[START OF PROVIDED DATA]

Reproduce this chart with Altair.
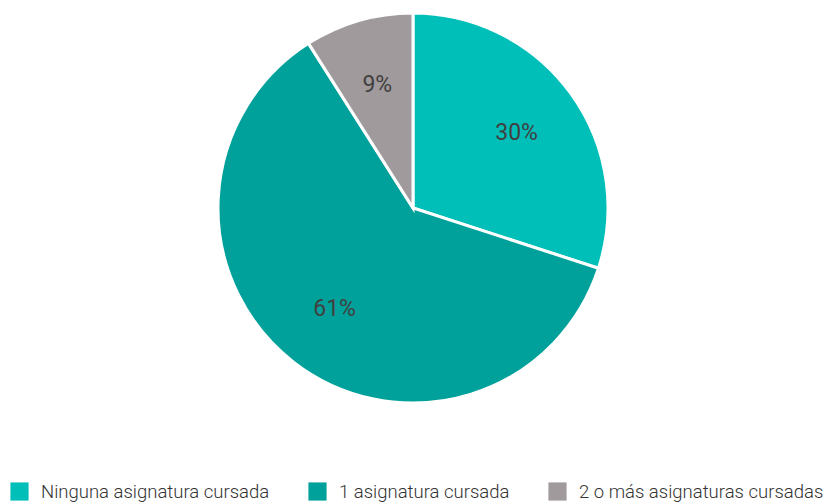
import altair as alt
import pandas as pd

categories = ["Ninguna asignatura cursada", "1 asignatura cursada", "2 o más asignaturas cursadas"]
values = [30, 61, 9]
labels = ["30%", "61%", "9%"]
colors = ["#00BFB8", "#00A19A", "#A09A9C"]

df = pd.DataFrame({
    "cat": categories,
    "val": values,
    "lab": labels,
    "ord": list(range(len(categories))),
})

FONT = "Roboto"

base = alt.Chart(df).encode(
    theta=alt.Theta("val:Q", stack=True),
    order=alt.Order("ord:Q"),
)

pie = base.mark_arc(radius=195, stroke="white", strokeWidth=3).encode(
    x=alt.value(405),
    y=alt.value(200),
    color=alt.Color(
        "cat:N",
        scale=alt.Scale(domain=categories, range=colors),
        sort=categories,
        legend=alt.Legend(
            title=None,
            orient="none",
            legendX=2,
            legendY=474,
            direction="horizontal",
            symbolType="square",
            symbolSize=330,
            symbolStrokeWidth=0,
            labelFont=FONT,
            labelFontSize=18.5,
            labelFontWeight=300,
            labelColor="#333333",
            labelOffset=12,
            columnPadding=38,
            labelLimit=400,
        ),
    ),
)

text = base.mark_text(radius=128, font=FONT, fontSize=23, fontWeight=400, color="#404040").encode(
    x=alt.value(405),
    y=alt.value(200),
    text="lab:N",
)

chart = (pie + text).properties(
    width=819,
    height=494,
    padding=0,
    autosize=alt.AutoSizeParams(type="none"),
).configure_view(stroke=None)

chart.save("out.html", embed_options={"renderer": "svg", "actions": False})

[END OF PROVIDED DATA]

**INSTRUCTIONS FOR THE TASK**
Repeat the material above in full and exactly, apart from the pictures.

**OUTPUT FOR THIS TASK**
Reproduce this chart with Altair.
import altair as alt
import pandas as pd

categories = ["Ninguna asignatura cursada", "1 asignatura cursada", "2 o más asignaturas cursadas"]
values = [30, 61, 9]
labels = ["30%", "61%", "9%"]
colors = ["#00BFB8", "#00A19A", "#A09A9C"]

df = pd.DataFrame({
    "cat": categories,
    "val": values,
    "lab": labels,
    "ord": list(range(len(categories))),
})

FONT = "Roboto"

base = alt.Chart(df).encode(
    theta=alt.Theta("val:Q", stack=True),
    order=alt.Order("ord:Q"),
)

pie = base.mark_arc(radius=195, stroke="white", strokeWidth=3).encode(
    x=alt.value(405),
    y=alt.value(200),
    color=alt.Color(
        "cat:N",
        scale=alt.Scale(domain=categories, range=colors),
        sort=categories,
        legend=alt.Legend(
            title=None,
            orient="none",
            legendX=2,
            legendY=474,
            direction="horizontal",
            symbolType="square",
            symbolSize=330,
            symbolStrokeWidth=0,
            labelFont=FONT,
            labelFontSize=18.5,
            labelFontWeight=300,
            labelColor="#333333",
            labelOffset=12,
            columnPadding=38,
            labelLimit=400,
        ),
    ),
)

text = base.mark_text(radius=128, font=FONT, fontSize=23, fontWeight=400, color="#404040").encode(
    x=alt.value(405),
    y=alt.value(200),
    text="lab:N",
)

chart = (pie + text).properties(
    width=819,
    height=494,
    padding=0,
    autosize=alt.AutoSizeParams(type="none"),
).configure_view(stroke=None)

chart.save("out.html", embed_options={"renderer": "svg", "actions": False})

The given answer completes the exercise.